Caroline O'Donoghue: It boggles my mind now, to think about the stuff that was advertised to us but that we didn’t have
I’ve been living in London for almost 10 years, and as a result, most of my friends are English. Many of them were born in London, or grew up on its perimeter, and so I’ve heard lots of stories about their childhoods at the centre of everything.
I find it fascinating. When so much of the adolescent experience is about feeling uncool and provincial, what is it like to grow up two miles away from a club where famous people are getting papped? What’s it like to go to school with the children of celebrities?
What’s it like to hear that your favourite band are playing the Palladium next Friday, and then to simply just ask your mum to take you? No planning buses and trains to Dublin, no begging for money for the hostel and spending money when you got there.
But there are moments when I find it quite hard. Particularly with friends who, for all intents and purposes, were very similar to me as teenagers. Kids who were creative and dreamy, but couldn’t funnel that creativity into being good at school. I know people who, quite casually, entered poetry competitions at 15 and then were invited by the BBC to read their poems on the radio. I know a woman who wrote a play as a teenager, entered it into the Edinburgh Fringe festival as part of a youth programme.
Not only did she put that play on, but she also met a bevy of quite important playwrights, who she kept in contact with her whole adult life. There is a certain kind of London childhood that is swimming in possibilities like this. Competitions and special festivals, chaired and judged by genuinely famous artists, some of whom you get to meet. Some of whom stay in touch.
I know lots of Irish people who are angry about the British, politically angry, and who avoid being friends with them. I also know lots of people who are angry about the wealthy, the posh, or even just the middle-class, and avoid their company too. I don’t mind either group. I am a pretty passive, cheerful person, and no one can help what they are born with. But I find myself getting irritated and impatient when I hear these kinds of stories.
“Well, we’d all have loved that,” I snap, unfairly. “We’d all have loved to have our Saturday stage school scouted by RADA.”
It’s in these moments that I get angry at the inherent provinciality of Ireland. Again, this is unfair. I had lots of lovely things, growing up in Cork. There was no class or hobby I wasn’t allowed to join. I went to a Saturday drama school, was dropped off at art classes at the Triskel.

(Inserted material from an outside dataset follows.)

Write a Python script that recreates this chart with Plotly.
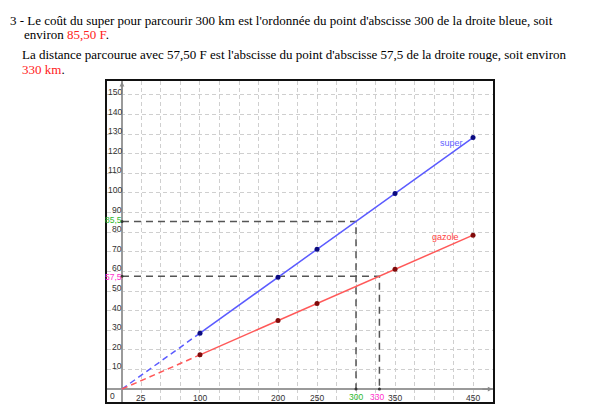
import plotly.graph_objects as go

# Distances (km) where the prices were plotted
distances = [100, 200, 250, 350, 450]
# Cost of "super" petrol (F) for each distance
super_cost = [28.5, 57.0, 71.25, 99.75, 128.25]
# Cost of "gazole" (F) for each distance
gazole_cost = [17.45, 34.9, 43.6, 61.1, 78.5]

# Readings made on the graph
super_distance, super_reading = 300, 85.5
gazole_budget, gazole_reading = 57.5, 330

# Axis tick labels
x_tick_values = [25, 100, 200, 250, 350, 450]
y_tick_values = [10, 20, 30, 40, 50, 60, 70, 80, 90, 100, 110, 120, 130, 140, 150]

W, H = 600, 408
L, R, T, B = 107, 107, 81, 6
X_RANGE = [-19.2, 475.6]
Y_RANGE = [-6.6, 157.1]

BLUE = "#5b5bff"
RED = "#ff5959"
BLUE_DOT = "#0a0a80"
RED_DOT = "#800a0a"
GUIDE = "#555555"


def px_x(p):
    return (p - L) / (W - L - R)


def px_y(p):
    return 1 - (p - T) / (H - T - B)


fig = go.Figure()

# Dashed extensions from the origin to the first plotted point
fig.add_trace(go.Scatter(x=[0, distances[0]], y=[0, super_cost[0]], mode="lines",
                         line=dict(color=BLUE, width=1.5, dash="6px,4px"), hoverinfo="skip"))
fig.add_trace(go.Scatter(x=[0, distances[0]], y=[0, gazole_cost[0]], mode="lines",
                         line=dict(color=RED, width=1.5, dash="6px,4px"), hoverinfo="skip"))

# Reading guides
fig.add_trace(go.Scatter(x=[0, super_distance, super_distance], y=[super_reading, super_reading, 0],
                         mode="lines", line=dict(color=GUIDE, width=1.5, dash="7px,5px"), hoverinfo="skip"))
fig.add_trace(go.Scatter(x=[0, gazole_reading, gazole_reading], y=[gazole_budget, gazole_budget, 0],
                         mode="lines", line=dict(color=GUIDE, width=1.5, dash="7px,5px"), hoverinfo="skip"))

# Price lines
fig.add_trace(go.Scatter(x=distances, y=super_cost, mode="lines+markers",
                         line=dict(color=BLUE, width=1.5),
                         marker=dict(color=BLUE_DOT, size=5), name="super"))
fig.add_trace(go.Scatter(x=distances, y=gazole_cost, mode="lines+markers",
                         line=dict(color=RED, width=1.5),
                         marker=dict(color=RED_DOT, size=5), name="gazole"))

# Small marks where the guides meet the axes
fig.add_trace(go.Scatter(x=[super_distance, gazole_reading, 0, 0],
                         y=[0, 0, super_reading, gazole_budget], mode="markers",
                         marker=dict(color="#333333", size=3), hoverinfo="skip"))

ann = []
tick_font = dict(family="Arial, Liberation Sans, sans-serif", size=8.5, color="#333333")
for v in y_tick_values:
    ann.append(dict(x=0, y=v, xref="x", yref="y", text=str(v), showarrow=False, borderpad=0,
                    xanchor="right", yanchor="middle", xshift=1, yshift=3, font=tick_font))
for v in x_tick_values:
    ann.append(dict(x=v, y=0, xref="x", yref="y", text=str(v), showarrow=False,
                    xanchor="center", yanchor="top", yshift=-2, font=tick_font))
ann.append(dict(x=0, y=0, xref="x", yref="y", text="0", showarrow=False,
                xanchor="right", yanchor="top", xshift=-5, yshift=0, font=tick_font))

green_font = dict(family="Arial, Liberation Sans, sans-serif", size=8.5, color="#2db82d")
pink_font = dict(family="Arial, Liberation Sans, sans-serif", size=8.5, color="#ff33cc")
ann.append(dict(x=super_distance, y=0, xref="x", yref="y", text=str(super_distance),
                showarrow=False, xanchor="center", yanchor="top", yshift=-1, font=green_font))
ann.append(dict(x=gazole_reading, y=0, xref="x", yref="y", text=str(gazole_reading),
                showarrow=False, xanchor="center", yanchor="top", yshift=-1, xshift=-2, font=pink_font))
ann.append(dict(x=0, y=super_reading, xref="x", yref="y", text="85,5", borderpad=0,
                showarrow=False, xanchor="right", yanchor="middle", xshift=1, yshift=1, font=green_font))
ann.append(dict(x=0, y=gazole_budget, xref="x", yref="y", text="57,5", borderpad=0,
                showarrow=False, xanchor="right", yanchor="middle", xshift=1, yshift=-1, font=pink_font))

# Line names
ann.append(dict(x=422, y=125.5, xref="x", yref="y", text="super", showarrow=False,
                font=dict(family="Arial, Liberation Sans, sans-serif", size=9, color="#6060ff")))
ann.append(dict(x=415, y=77.5, xref="x", yref="y", text="gazole", showarrow=False,
                font=dict(family="Arial, Liberation Sans, sans-serif", size=9, color="#ff4040")))

# Axis arrows
ann.append(dict(x=0, y=Y_RANGE[1] - 0.3, ax=0, ay=150, xref="x", yref="y", axref="x", ayref="y",
                text="", showarrow=True, arrowhead=2, arrowsize=0.8, arrowwidth=1.2, arrowcolor="#888888"))
ann.append(dict(x=X_RANGE[1] - 0.5, y=0, ax=460, ay=0, xref="x", yref="y", axref="x", ayref="y",
                text="", showarrow=True, arrowhead=2, arrowsize=0.8, arrowwidth=1.2, arrowcolor="#888888"))

# Explanatory text above the graph
serif = dict(family="Liberation Serif, Times New Roman, serif", size=13, color="#000000")
lines = [
    (8, 20, "3 - Le coût du super pour parcourir 300 km est l'ordonnée du point d'abscisse 300 de la droite bleue, soit"),
    (22, 34, "environ <span style='color:#ff2020'>85,50 F</span>."),
    (20, 54, "La distance parcourue avec 57,50 F est l'abscisse du point d'abscisse 57,5 de la droite rouge, soit environ"),
    (20, 69, "<span style='color:#ff2020'>330 km</span>."),
]
for x0, yc, txt in lines:
    ann.append(dict(x=px_x(x0), y=px_y(yc), xref="paper", yref="paper", text=txt, showarrow=False,
                    xanchor="left", yanchor="middle", font=serif))

axis_common = dict(showline=True, mirror=True, linecolor="#111111", linewidth=2,
                   showgrid=True, gridcolor="#cfcfcf", griddash="4px,3px", gridwidth=1,
                   zeroline=True, zerolinecolor="#9a9a9a", zerolinewidth=2,
                   showticklabels=False, ticks="", fixedrange=True)

fig.update_layout(
    width=W, height=H,
    margin=dict(l=L, r=R, t=T, b=B),
    paper_bgcolor="white", plot_bgcolor="white",
    showlegend=False,
    xaxis=dict(range=X_RANGE, dtick=25, tick0=0, **axis_common),
    yaxis=dict(range=Y_RANGE, dtick=10, tick0=0, **axis_common),
    annotations=ann,
)

fig.write_html("out.html", config={"displayModeBar": False})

I looked for things to enter, and used the library to see what was possible. But I remember the distinct feeling of repeatedly running into brick walls. Everything that felt prestige, everything that had a budget, everything that felt like it could take me somewhere, always came with the same disclaimer: open to applicants in Great Britain and Northern Ireland. Not available in ROI.
If I were to ever write a memoir, it would be called .
Even the local contests, the ones for aspiring young Irish writers, felt so crowded and bottle-necked with entrants that it seemed useless to get involved. It was also impossible not to notice that a certain type of 'Irish-y' story was always chosen for the winner. I had a friend who won a lot of these competitions. He used to joke about it at parties. “Oh, I used to just bang on about the land and talk about delf,” he said. “It was a nice little earner.”
It boggles my mind now, to think about the stuff that was advertised to us but that we didn’t have. The smallest, stupidest things: ASDA, or Orange mobile, or Pizza Hut. I always wonder about this: why did these advertisers pay for Irish distribution, when we didn’t have so many of the things they were selling us?
All of the teen magazines I read were made in Britain, so the teen culture that was accessible and ordinary to the British reader felt removed and alien to me: playing ‘netball’, calling your knickers your ‘pants’, having a ‘snog’. It added to an overall sensation that we were in the dark, not thought of or wondered about. We were in a state of always watching the British, but of never being watched back.
But the restrictions of 90s Ireland also provided moments of huge joy. I remember vividly the first time I had pizza out of a delivery box. The Domino’s Pizza in Douglas had just opened and it made us crazy. Pizza up until that point had been a sorry affair: thick, stodgy ones out of a petrol station freezer, the cheese coming clean off the top and burning your lip. Delivery box pizza was something glamorous: something the Teenage Mutant Ninja Turtles had, something the rich family in ate.
One of the most legendary fights ever had in the O’Donoghue household came the second or third time we were allowed to order a pizza. My brother Rob was told to call Domino’s, and he ordered pepperoni, despite my other brother Shane hating it. When the pizza arrived and the box was lifted, Shane’s face went the colour of the much longed-for marinara sauce. He made for Rob, and Rob bolted up the stairs and locked himself into our parents' room. Shane hammered on the door, consumed with rage. “THIS IS THE WORST THING,” he yelled. “THE WORST THING YOU CAN DO TO A PERSON.”
There was definitely less to do as an Irish teenager, and that frustrated me. But I also didn’t experience something my London friends often do: the sense that they could have done more, but didn’t. The fact that Lily Allen and Kate Nash were doing extraordinary things, so why weren’t they?
Perhaps it’s best then, that I was where I was: doing nothing, watching everything, and waiting for the next Domino’s pizza-related meltdown.